Every biblical water story reminds us, in baptism, we have nothing to show but our
faith! That’s who we are as saints – those with nothing to show but our faith!
With no one but “Christ” before the world confessed! Not to be successful
so much as faithful to the end! The end of all time and space, yes!
But the end of God’s unfolding purpose and unveiling truth. The first of many
scary cross-overs! (Crosses-over!) Think what crossing this river means
to our people. To those who struggle with bondages and addictions to sin and
to death, this is the river to cross. To those who stand at the doors of death
itself, this is the river to cross. To slaves crossing rivers into free states
or free countries, journeying through the Underground Railroad, this is the river
to cross – the river into new life for us all!
It is so tempting to find a convenient and comfortable way to stop the river from
rushing on. Scribes and Pharisees try to stop it with super-legalism and super-piety.
They are so convinced they possess the Law and how to keep it. They may teach
well, says Jesus -- but they are not able to practice what they teach! Saints
are called not just to know good answers, but to do good works – to walk our riskiest
talk. We do not ask or expect of others what we do not risk ourselves. We
do not do what we do to be seen by others. We are not attracted to special
treatment, to places of honor and gestures of respect. We do not seek to be
singled out – for saints know their own good is intimately and infinitely tied together
with the good of everyone else. Saints have seen “the big picture.”

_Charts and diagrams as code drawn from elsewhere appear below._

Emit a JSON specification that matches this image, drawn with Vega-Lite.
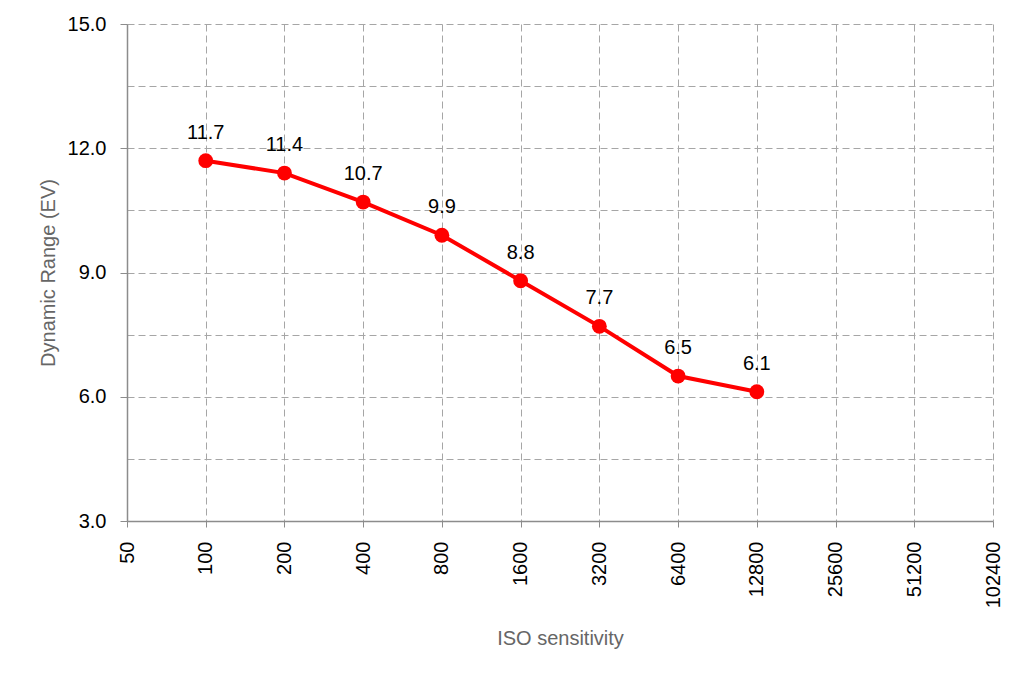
{
  "$schema": "https://vega.github.io/schema/vega-lite/v6.json",
  "width": 866,
  "height": 497,
  "autosize": "none",
  "padding": {"left": 127, "top": 24, "right": 25, "bottom": 157},
  "background": "white",
  "config": {
    "view": {"stroke": null},
    "font": "Liberation Sans"
  },
  "data": {
    "values": [
      {"iso": 100, "dr": 11.7},
      {"iso": 200, "dr": 11.4},
      {"iso": 400, "dr": 10.7},
      {"iso": 800, "dr": 9.9},
      {"iso": 1600, "dr": 8.8},
      {"iso": 3200, "dr": 7.7},
      {"iso": 6400, "dr": 6.5},
      {"iso": 12800, "dr": 6.12}
    ]
  },
  "encoding": {
    "x": {
      "field": "iso",
      "type": "quantitative",
      "scale": {"type": "log", "base": 2, "domain": [50, 102400], "nice": false},
      "axis": {
        "title": "ISO sensitivity",
        "values": [50, 100, 200, 400, 800, 1600, 3200, 6400, 12800, 25600, 51200, 102400],
        "format": "d",
        "labelAngle": -90,
        "labelAlign": "right",
        "labelBaseline": "middle",
        "labelFontSize": 20,
        "labelColor": "#000000",
        "labelPadding": 14,
        "tickSize": 6,
        "tickColor": "#8c8c8c",
        "domainColor": "#8c8c8c",
        "domainWidth": 1.5,
        "grid": true,
        "gridColor": "#a6a6a6",
        "gridDash": [7, 4],
        "gridWidth": 1,
        "titleFontSize": 20,
        "titleFontWeight": "normal",
        "titleColor": "#666666",
        "titlePadding": 21
      }
    },
    "y": {
      "field": "dr",
      "type": "quantitative",
      "scale": {"domain": [3, 15], "nice": false, "zero": false},
      "axis": {
        "title": "Dynamic Range (EV)",
        "values": [3, 4.5, 6, 7.5, 9, 10.5, 12, 13.5, 15],
        "labelExpr": "datum.value % 3 === 0 ? format(datum.value, '.1f') : ''",
        "labelFontSize": 20,
        "labelColor": "#000000",
        "labelPadding": 14,
        "tickSize": 7,
        "tickColor": {"condition": {"test": "datum.value % 3 === 0", "value": "#8c8c8c"}, "value": "transparent"},
        "domainColor": "#8c8c8c",
        "domainWidth": 1.5,
        "grid": true,
        "gridColor": "#a6a6a6",
        "gridDash": [7, 4],
        "gridWidth": 1,
        "titleFontSize": 20,
        "titleFontWeight": "normal",
        "titleColor": "#666666",
        "titlePadding": 9
      }
    }
  },
  "layer": [
    {"mark": {"type": "line", "color": "#ff0000", "strokeWidth": 4}},
    {"mark": {"type": "point", "filled": true, "color": "#ff0000", "size": 220, "opacity": 1}},
    {
      "mark": {"type": "text", "dy": -28, "fontSize": 20, "color": "#000000"},
      "encoding": {"text": {"field": "dr", "type": "quantitative", "format": ".1f"}}
    }
  ]
}
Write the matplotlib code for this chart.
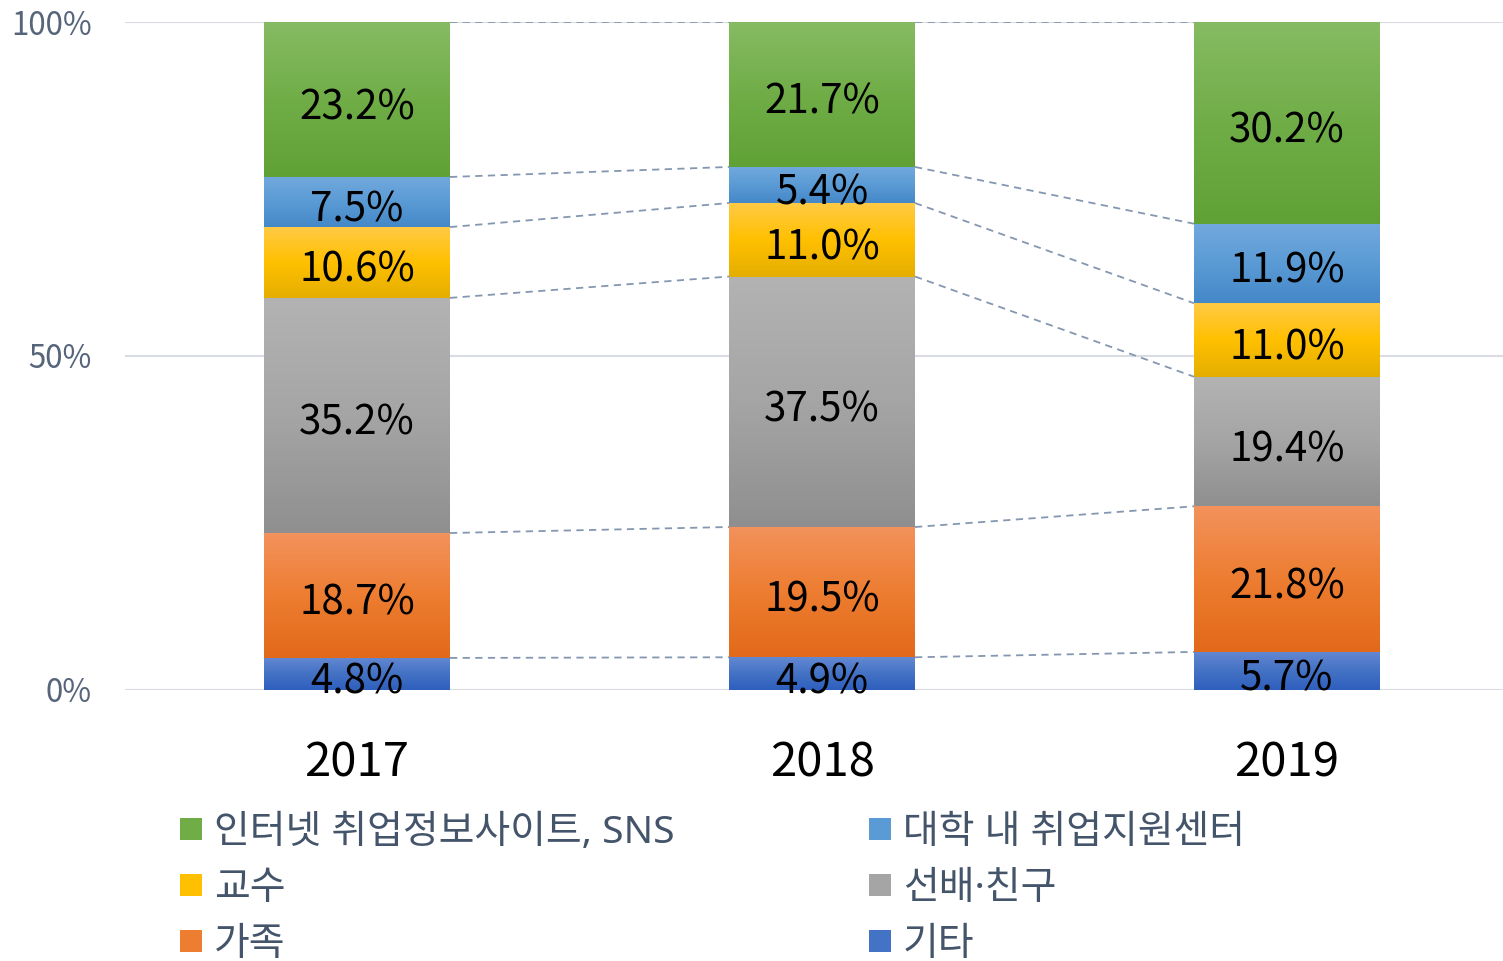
import matplotlib
matplotlib.use("Agg")
import matplotlib.pyplot as plt
import numpy as np
from matplotlib.colors import LinearSegmentedColormap
from matplotlib.patches import Rectangle

plt.rcParams['font.family'] = ['Noto Sans CJK KR', 'DejaVu Sans']

# ---- data ----
years = ['2017', '2018', '2019']
series_names = ['기타', '가족', '선배·친구', '교수', '대학 내 취업지원센터', '인터넷 취업정보사이트, SNS']
etc_vals = [4.8, 4.9, 5.7]
family_vals = [18.7, 19.5, 21.8]
senior_vals = [35.2, 37.5, 19.4]
prof_vals = [10.6, 11.0, 11.0]
center_vals = [7.5, 5.4, 11.9]
internet_vals = [23.2, 21.7, 30.2]
yticks = [0, 50, 100]
ytick_labels = ['0%', '50%', '100%']

series_vals = [etc_vals, family_vals, senior_vals, prof_vals, center_vals, internet_vals]
# gradient stops (top, middle, bottom)
grad_colors = [
    ('#6488d3', '#4472c4', '#2e5fbe'),
    ('#f3925c', '#ed7d31', '#e2691a'),
    ('#b3b3b3', '#a5a5a5', '#8f8f8f'),
    ('#ffca45', '#ffc000', '#e4ae00'),
    ('#72a9de', '#5b9bd5', '#4488c8'),
    ('#86bb63', '#70ad47', '#60a135'),
]

W, H = 1503, 961
fig = plt.figure(figsize=(W / 100, H / 100), dpi=100)
ax = fig.add_axes([124.5 / W, (H - 690) / H, 1395 / W, 668 / H])

x = np.arange(len(years))
bar_w = 0.40
grad = np.linspace(0, 1, 256).reshape(-1, 1)

bottoms = np.zeros(len(years))
tops_list = []
for vals, cols in zip(series_vals, grad_colors):
    vals = np.array(vals)
    bars = ax.bar(x, vals, bar_w, bottom=bottoms, color=cols[1], zorder=2, linewidth=0)
    cmap = LinearSegmentedColormap.from_list('g', [cols[0], cols[1], cols[2]])
    for rect in bars:
        x0, y0 = rect.get_x(), rect.get_y()
        im = ax.imshow(grad, extent=(x0, x0 + rect.get_width(), y0, y0 + rect.get_height()),
                       cmap=cmap, aspect='auto', zorder=3, interpolation='bilinear',
                       origin='upper')
        im.set_clip_path(rect)
    for xi, b, v in zip(x, bottoms, vals):
        ax.text(xi, b + v / 2 - 1.2, f'{v:.1f}%', ha='center', va='center',
                fontsize=29, color='black', zorder=5)
    bottoms = bottoms + vals
    tops_list.append(bottoms.copy())

# connector lines
for tops in tops_list:
    for i in range(len(years) - 1):
        ax.plot([x[i] + bar_w / 2, x[i + 1] - bar_w / 2], [tops[i], tops[i + 1]],
                ls=(0, (4, 3)), color='#8497b0', lw=1.3, zorder=1)

ax.set_xlim(-0.5, 2.5)
ax.set_ylim(0, 100)
ax.set_yticks(yticks)
ax.set_yticklabels(ytick_labels, fontsize=22.5, color='#56657a')
ax.set_xticks(x)
ax.set_xticklabels(years, fontsize=34, color='black')
ax.tick_params(axis='y', length=0, pad=23.5)
ax.tick_params(axis='x', length=0, pad=35)
ax.yaxis.grid(True, color='#d9dde3', lw=1.5, zorder=0)
ax.set_axisbelow(True)
for s in ax.spines.values():
    s.set_visible(False)

# legend (manual, two columns)
legend_order = [5, 3, 1, 4, 2, 0]
col_x = [180, 869]
row_y = [829, 885, 941]
for k, idx in enumerate(legend_order):
    cx = col_x[k // 3]
    cy = row_y[k % 3]
    fig.patches.append(Rectangle((cx / W, (H - cy - 11) / H), 22 / W, 22 / H,
                                 transform=fig.transFigure, facecolor=grad_colors[idx][1],
                                 edgecolor='none'))
    fig.text((cx + 34) / W, (H - cy - 4) / H, series_names[idx], fontsize=28,
             color='#44546a', ha='left', va='center',
             family=['Noto Sans', 'Noto Sans CJK KR'])

fig.savefig('out.png', dpi=100)
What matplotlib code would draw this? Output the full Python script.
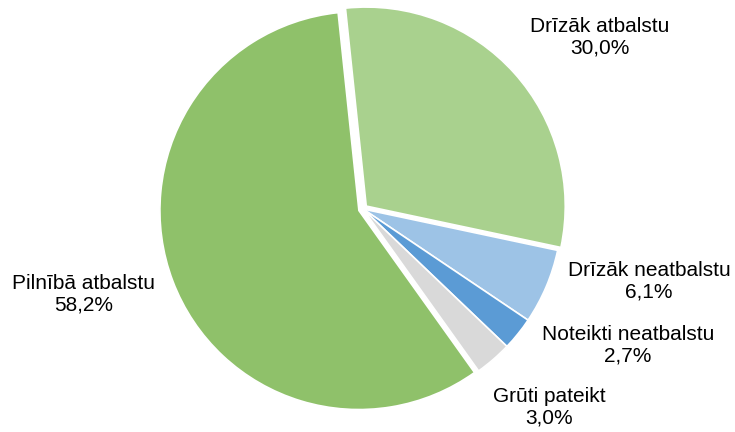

Saints have seen all on earth with the eyes of the one in heaven – one whose “Promised
Land” is large enough for us all -- who plays no favorites among all the children
of heaven! Saints know the greatest among us are servants. Everyone
can be great: Everyone can bear witness and service. So saints are not afraid
to face death as a big part of our lives. Let us be moved to think through
the meanings of our lives, and how we would like them remembered. Let us talk
about them -- jot them down -- commit to live now by our ultimate meanings
each day. For sainthood is only fulfilled in death. It starts now!
We live with our dead all the time. I know my father better now nine years
after his death than ever before. Death leaves so much of itself behind for
us to keep on growing life.
Sr. Joan Chittister lives in religious community where “memory services” (like All
Saints services) honor the living and lingering presence of one who has died.
“We remember out loud what we will miss,” she says. “Most of all, we remember
what we ourselves must embody if the empty places left by those gone first are ever
to be filled again.” Why not when we get the chance, ask one another to say
more about our saints? How are we filling the places they leave among us?
I am closing with further reflections of Sister Joan -- “Death is the process it
takes for the rest of us, still here, to live life seriously, gracefully, in
God. It brings us to watch this life go by in ourselves a heartbeat at a
time, . . . Death begs us to be aware of what we, too, will eventually
leave behind to guide the lives of those who come after.” “When we’re
gone, life is what lives on in others because we were alive.”
“It is not necessary to understand life before we die. It is only necessary
to live it well when we understand it least.” “Death is what stops us from
living life superficially.” “To be fully alive, to live well, is to learn
to find the good that oozes through everything, even the good we cannot see yet.”
“We are meant to ripen, not to stagnate.” “Death is the advent of the last
great adventure in life. As Estelle Winwood said, at age 100, ‘I wouldn’t
mind being dead – it would be something new.”
It’s hard to remember today, not all of our saints are old. Some of the hardest
prayers in Prayer Group for me acknowledge how children, too, live closely with
death. Many die much too young. We pray for them as confidently as for
all – that their lives, far beyond all reason, may come to be seen as completed
in God. “When the young die before us, they take a piece of ourselves with
them.” “Love of life makes us willing to risk pain in trust of triumph.
‘I shall not die of a cold,’ Willa Cather wrote. ‘I shall die of having lived.’”
I shall die of having lived!
Now let the saints go marching in! And let the church say, Amen.